Many economists were predicting a slightly bigger 1.5 percent annualized contraction in second-quarter GDP. It's the total value of all goods and services -- such as cars and clothes and makeup and machinery -- produced within the United States and is the best barometer of the country's economic health.
"The recession looks to have largely bottomed in the spring," said Joel Naroff, president of Naroff Economic Advisors. "Businesses have made most of the adjustments they needed to make, and that will set up the economy to resume growing in the summer," he predicted.

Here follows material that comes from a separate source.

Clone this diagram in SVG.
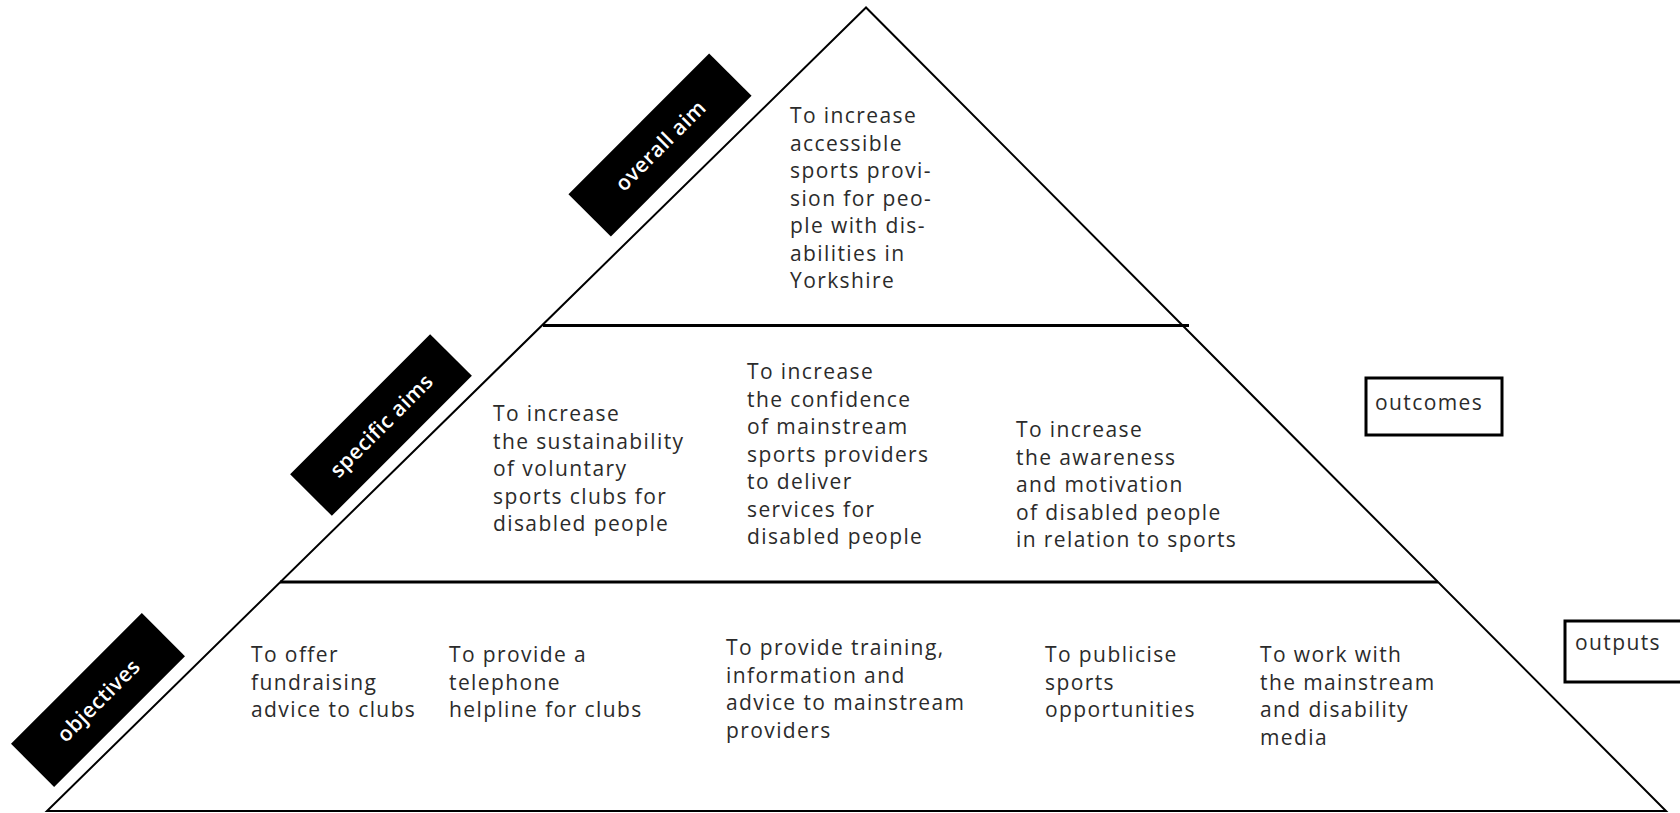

Federal Reserve Chairman Ben Bernanke has said he thinks the recession will end later this year. And many analysts think the economy will start to grow again -- perhaps at around a 1.5 percent pace -- in the July-to-September quarter. That would be anemic growth by historical measures, but it would signal that the downturn has ended.
Naroff said he now thinks growth in the third quarter could turn out to be much stronger because companies will need to replenish bare-bone stockpiles of goods.
"You could get a huge swing in inventories that could create a much bigger growth rate than anybody expects," he said.
If that were to happen, it's possible the economy's growth could clock in around 4 percent in the current quarter, he said.
Obama's stimulus package of tax cuts and increased government spending provided some support to second-quarter economic activity. But it will have more impact through the second half of this year and will carry a bigger punch in 2010, economists said.